We’ve talked about searching nested parents and children with Solr Block Join. But we can go far beyond that, to searching siblings, grandchildren, and other descendants. This gives your customers more search options without forcing them to do a new search every time they add a search parameter. In fact, with Solr Block Join, nesting depth and search option possibilities are almost unlimited, so your customers can see more of what you have to offer with fewer clicks than it would take without Block Join. Here's how it works:
Let’s take Solr 4.5 or above and index the data. The data structure here is a bit more complex than some examples we’ve seen, so it’s worth a diagram:
As you can see, this hierarchical structure is similar to entity-relationship models from the RDBMS world. We name those nested entities “scopes.”
Once data is indexed, use q=*:*&wt=csv&rows=100 to see how the documents are aligned in blocks.
Let’s consider a search for a t-shirt product (parent) which has a particular SKU (child) that has sufficient inventory available in a particular storage location. We model a storage location as a child of the SKU scope, and a grandchild of the product scope.
Here is a search for t-shirts, of which have sufficient inventory (>10) of Blue XL SKUs in CA:
q={!parent which=type_s:product}+COLOR_s:Blue +SIZE_s:XL +{!parent which=type_s:sku v='+QTY_i:[10 TO *] +STATE_s:CA'}
Here’s a trick recommended by David Smiley; when a child query contains a space you need to wrap it into {!... v=’..’} local parameter, or extract it into a separate request parameter and refer to it by {!... v=$ref}...&ref=...&.
You can see that a crossmatch is excluded; this query returns products 20 and 30. You can remove either QTY_i filter or COLOR_s, which brings product 10 into the results.
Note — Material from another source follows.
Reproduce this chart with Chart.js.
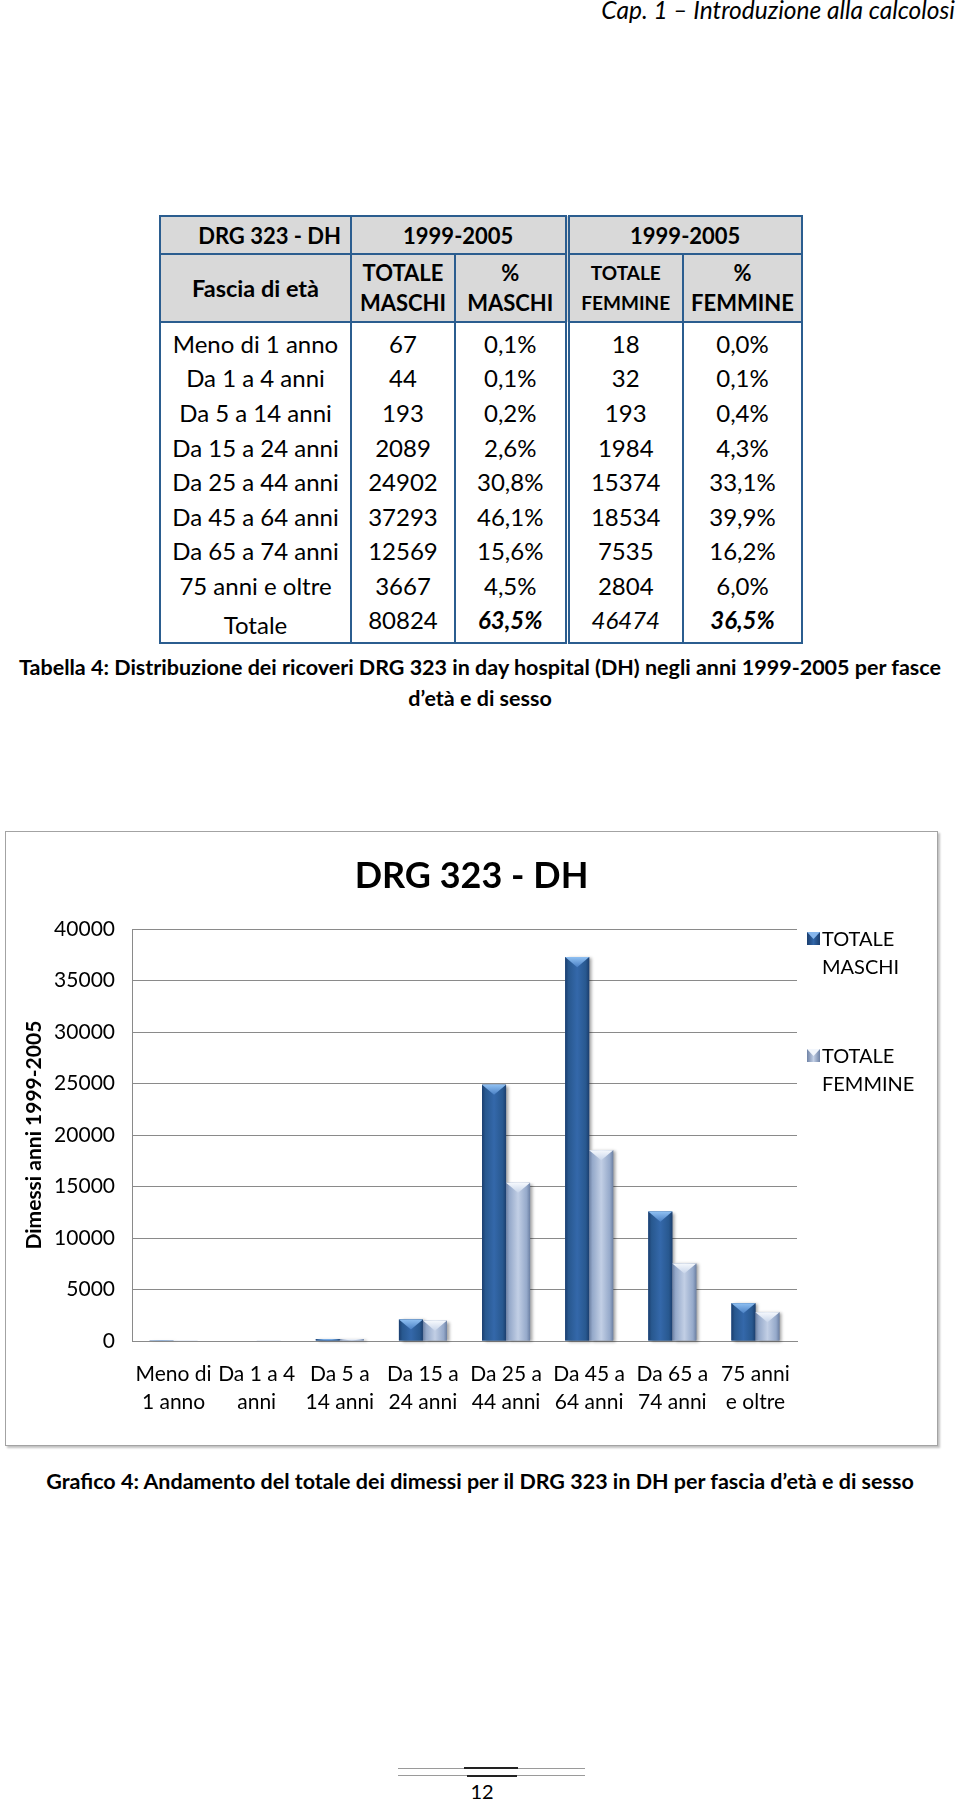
<!DOCTYPE html>
<html lang="it">
<head>
<meta charset="utf-8">
<title>DRG 323 - DH</title>
<script src="https://cdn.jsdelivr.net/npm/chart.js@4.4.1/dist/chart.umd.min.js"></script>
<style>
  html, body { margin: 0; padding: 0; background: #fff; }
  body { width: 960px; height: 1804px; position: relative; overflow: hidden; font-family: Lato, "Open Sans", sans-serif; color: #000; }
  .intestazione { position: absolute; right: 5px; top: -6px; font-size: 24.5px; font-style: italic; line-height: 32px; }
  table.dati { position: absolute; left: 159px; top: 215px; border-collapse: collapse; font-size: 24px; table-layout: fixed; }
  table.dati td { border-left: 2px solid #2b5d8f; border-right: 2px solid #2b5d8f; padding: 0; text-align: center; vertical-align: middle; white-space: nowrap; }
  table.dati td.dbl { border-left: 5px double #2b5d8f; }
  table.dati tr.h1 td, table.dati tr.h2 td { background: #d9d9d9; font-weight: bold; font-size: 22px; border-top: 2px solid #2b5d8f; border-bottom: 2px solid #2b5d8f; }
  table.dati tr.h1 { height: 38px; }
  table.dati tr.h1 td.drg { text-align: right; padding-right: 9px; }
  table.dati tr.h2 { height: 68px; }
  table.dati tr.h2 td { line-height: 30px; }
  table.dati tr.h2 td.fascia { font-size: 23.5px; }
  table.dati tr.h2 td.small { font-size: 19px; }
  table.dati tr.spazio { height: 4px; }
  table.dati tr.riga { height: 34.6px; }
  table.dati tr.tot { height: 40px; }
  table.dati tr.tot td { vertical-align: top; padding-top: 2px; border-bottom: 2px solid #2b5d8f; }
  table.dati tr.tot td.lab { vertical-align: bottom; padding-bottom: 3px; padding-top: 0; }
  .bi { font-weight: bold; font-style: italic; }
  .it { font-style: italic; }
  .didascalia { position: absolute; left: 0; width: 960px; text-align: center; font-weight: bold; font-size: 21.5px; line-height: 31px; white-space: nowrap; }
  .box { position: absolute; left: 5px; top: 831px; width: 931px; height: 613px; border: 1px solid #a3a3a3; box-shadow: 2px 2px 2px rgba(0,0,0,0.25); }
  .box canvas { position: absolute; left: 0; top: 0; }
  .leg { position: absolute; left: 822px; font-size: 20px; line-height: 28px; }
  .leg .mk { position: absolute; left: -15px; top: 8px; width: 13px; height: 13px; overflow: hidden; }
  .leg .mk i { position: absolute; left: 0; top: 0; width: 13px; height: 7px; clip-path: polygon(0 0, 100% 0, 50% 100%); }
  .mk.m { background: linear-gradient(90deg, #1b3e6e, #3166a8 50%, #1b3e6e); }
  .mk.m i { background: #86b6ec; }
  .mk.f { background: linear-gradient(90deg, #6f83a6, #c3d0e6 50%, #6f83a6); }
  .mk.f i { background: #f2f6fc; }
  .num { position: absolute; left: 460px; width: 44px; top: 1777px; text-align: center; font-size: 20px; line-height: 28px; }
</style>
</head>
<body>
<div class="intestazione">Cap. 1 – Introduzione alla calcolosi</div>

<table class="dati">
  <colgroup><col style="width:191px"><col style="width:104px"><col style="width:112px"><col style="width:116px"><col style="width:119px"></colgroup>
  <tbody id="corpo-tabella">
    <tr class="h1"><td class="drg">DRG 323 - DH</td><td colspan="2">1999-2005</td><td colspan="2" class="dbl">1999-2005</td></tr>
    <tr class="h2"><td class="fascia">Fascia di età</td><td>TOTALE<br>MASCHI</td><td>%<br>MASCHI</td><td class="dbl small">TOTALE<br>FEMMINE</td><td>%<br>FEMMINE</td></tr>
    <tr class="spazio"><td></td><td></td><td></td><td class="dbl"></td><td></td></tr>
  </tbody>
</table>

<div class="didascalia" style="top:652px">Tabella 4: Distribuzione dei ricoveri DRG 323 in day hospital (DH) negli anni 1999-2005 per fasce<br>d’età e di sesso</div>

<div class="box">
  <canvas id="grafico" width="931" height="613"></canvas>
</div>
<div class="leg" style="top:924px"><span class="mk m"><i></i></span>TOTALE<br>MASCHI</div>
<div class="leg" style="top:1041px"><span class="mk f"><i></i></span>TOTALE<br>FEMMINE</div>

<div class="didascalia" style="top:1466px">Grafico 4: Andamento del totale dei dimessi per il DRG 323 in DH per fascia d’età e di sesso</div>

<div style="position:absolute;left:398px;top:1768px;width:187px;height:1px;background:#9a9a9a"></div>
<div style="position:absolute;left:464px;top:1767px;width:54px;height:2px;background:#222"></div>
<div style="position:absolute;left:398px;top:1775px;width:187px;height:1px;background:#9a9a9a"></div>
<div style="position:absolute;left:467px;top:1775px;width:50px;height:2px;background:#222"></div>
<div class="num">12</div>

<script>
const fasceEta = ['Meno di 1 anno', 'Da 1 a 4 anni', 'Da 5 a 14 anni', 'Da 15 a 24 anni', 'Da 25 a 44 anni', 'Da 45 a 64 anni', 'Da 65 a 74 anni', '75 anni e oltre'];
const etichetteAsse = [['Meno di', '1 anno'], ['Da 1 a 4', 'anni'], ['Da 5 a', '14 anni'], ['Da 15 a', '24 anni'], ['Da 25 a', '44 anni'], ['Da 45 a', '64 anni'], ['Da 65 a', '74 anni'], ['75 anni', 'e oltre']];
const totaleMaschi = [67, 44, 193, 2089, 24902, 37293, 12569, 3667];
const percMaschi = ['0,1%', '0,1%', '0,2%', '2,6%', '30,8%', '46,1%', '15,6%', '4,5%'];
const totaleFemmine = [18, 32, 193, 1984, 15374, 18534, 7535, 2804];
const percFemmine = ['0,0%', '0,1%', '0,4%', '4,3%', '33,1%', '39,9%', '16,2%', '6,0%'];
const sommaMaschi = 80824;
const sommaPercMaschi = '63,5%';
const sommaFemmine = 46474;
const sommaPercFemmine = '36,5%';
const tickY = { min: 0, max: 40000, step: 5000 };

// righe della tabella
const corpo = document.getElementById('corpo-tabella');
fasceEta.forEach((fascia, i) => {
    const tr = document.createElement('tr');
    tr.className = 'riga';
    tr.innerHTML = `
        <td>${fascia}</td>
        <td>${totaleMaschi[i]}</td>
        <td>${percMaschi[i]}</td>
        <td class="dbl">${totaleFemmine[i]}</td>
        <td>${percFemmine[i]}</td>`;
    corpo.appendChild(tr);
});
const trTot = document.createElement('tr');
trTot.className = 'tot';
trTot.innerHTML = `
    <td class="lab">Totale</td>
    <td>${sommaMaschi}</td>
    <td class="bi">${sommaPercMaschi}</td>
    <td class="dbl it">${sommaFemmine}</td>
    <td class="bi">${sommaPercFemmine}</td>`;
corpo.appendChild(trTot);

// colori "bevel" stile Excel 2007
const palette = [
    { edge: '#1b3e6e', side: '#28588f', mid: '#3468aa', top: '#8fc0f2', tip: '#4a80c4' },
    { edge: '#6c80a3', side: '#95a9ca', mid: '#c2cfe5', top: '#f6f9fd', tip: '#c8d5ea' }
];

const bevelPlugin = {
    id: 'bevel',
    afterDatasetsDraw(chart) {
        const c = chart.ctx;
        chart.data.datasets.forEach((ds, i) => {
            const meta = chart.getDatasetMeta(i);
            const p = palette[i];
            meta.data.forEach(bar => {
                const { x, y, base, width } = bar.getProps(['x', 'y', 'base', 'width'], true);
                const l = x - width / 2, r = x + width / 2, h = base - y;
                if (h <= 0) return;
                c.save();
                c.shadowColor = 'rgba(0,0,0,0.35)';
                c.shadowOffsetX = 3;
                c.shadowOffsetY = 1;
                c.shadowBlur = 3;
                const g = c.createLinearGradient(l, 0, r, 0);
                g.addColorStop(0, p.edge);
                g.addColorStop(0.14, p.side);
                g.addColorStop(0.5, p.mid);
                g.addColorStop(0.86, p.side);
                g.addColorStop(1, p.edge);
                c.fillStyle = g;
                c.fillRect(l, y, width, h);
                c.restore();
                const th = Math.min(h, width * 0.42);
                const tg = c.createLinearGradient(0, y, 0, y + th);
                tg.addColorStop(0, p.top);
                tg.addColorStop(1, p.tip);
                c.beginPath();
                c.moveTo(l, y);
                c.lineTo(r, y);
                c.lineTo(x, y + th);
                c.closePath();
                c.fillStyle = tg;
                c.fill();
            });
        });
    }
};

const ctx = document.getElementById('grafico').getContext('2d');
new Chart(ctx, {
    type: 'bar',
    data: {
        labels: etichetteAsse,
        datasets: [
            { label: 'TOTALE MASCHI', data: totaleMaschi, backgroundColor: '#3166a8', categoryPercentage: 0.578, barPercentage: 1 },
            { label: 'TOTALE FEMMINE', data: totaleFemmine, backgroundColor: '#b4c3de', categoryPercentage: 0.578, barPercentage: 1 }
        ]
    },
    options: {
        responsive: false,
        animation: false,
        layout: { padding: 0 },
        plugins: {
            legend: { display: false },
            tooltip: { enabled: false },
            title: {
                display: true,
                text: 'DRG 323 - DH',
                color: '#000',
                font: { family: 'Lato', size: 36, weight: 'bold' },
                padding: { top: 23, bottom: 31 }
            }
        },
        scales: {
            x: {
                grid: { display: false, drawTicks: false },
                border: { display: true, color: '#8a8a8a' },
                ticks: {
                    color: '#000',
                    padding: 19,
                    maxRotation: 0,
                    autoSkip: false,
                    font: { family: 'Lato', size: 21, lineHeight: 1.333 }
                },
                afterFit(scale) { scale.height = 104; }
            },
            y: {
                min: tickY.min,
                max: tickY.max,
                grid: { color: '#8a8a8a', drawTicks: false },
                border: { display: true, color: '#8a8a8a' },
                ticks: {
                    stepSize: tickY.step,
                    color: '#000',
                    padding: 17,
                    font: { family: 'Lato', size: 21 },
                    callback: value => String(value)
                },
                title: {
                    display: true,
                    text: 'Dimessi anni 1999-2005',
                    color: '#000',
                    font: { family: 'Lato', size: 21, weight: 'bold' },
                    padding: { top: 16, bottom: 0 }
                },
                afterFit(scale) { scale.width = 126; }
            },
            // spazio a destra per la legenda (così il titolo resta centrato sulla cornice)
            spazioLegenda: {
                type: 'linear',
                position: 'right',
                display: true,
                grid: { display: false, drawTicks: false },
                border: { display: false },
                ticks: { display: false },
                afterFit(scale) { scale.width = 140; }
            }
        }
    },
    plugins: [bevelPlugin]
});
</script>
</body>
</html>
Needless to say, possible nesting depth is unlimited. One more interesting observation about Block Join is that it provides blazing-fast transitive closure on parent-child relationships: you can search for grandchildren and deeper descendants directly, omitting queries for intermediate scopes.
Vendor and SKU scopes share the same parent product and are not nested in each other.
Let’s search for t-shirts which are made by Vendor Bob and cost between $20 and $25. Here, a local parameter reference is necessary:
q=+{!parent which=type_s:product v=$skuq} +{!parent which=type_s:product v=$vendorq}&skuq=+COLOR_s:Blue +SIZE_s:XL +{!parent which=type_s:sku v='+QTY_i:[10 TO *] +STATE_s:CA'}&vendorq=+NAME_s:Bob +PRICE_i:[20 TO 25]
As you can see, it returns only product 20, and if you relax the query, e.g. choose vendor Alice or accept more expensive t-shirts, product 30 appears. It works like relational calculus!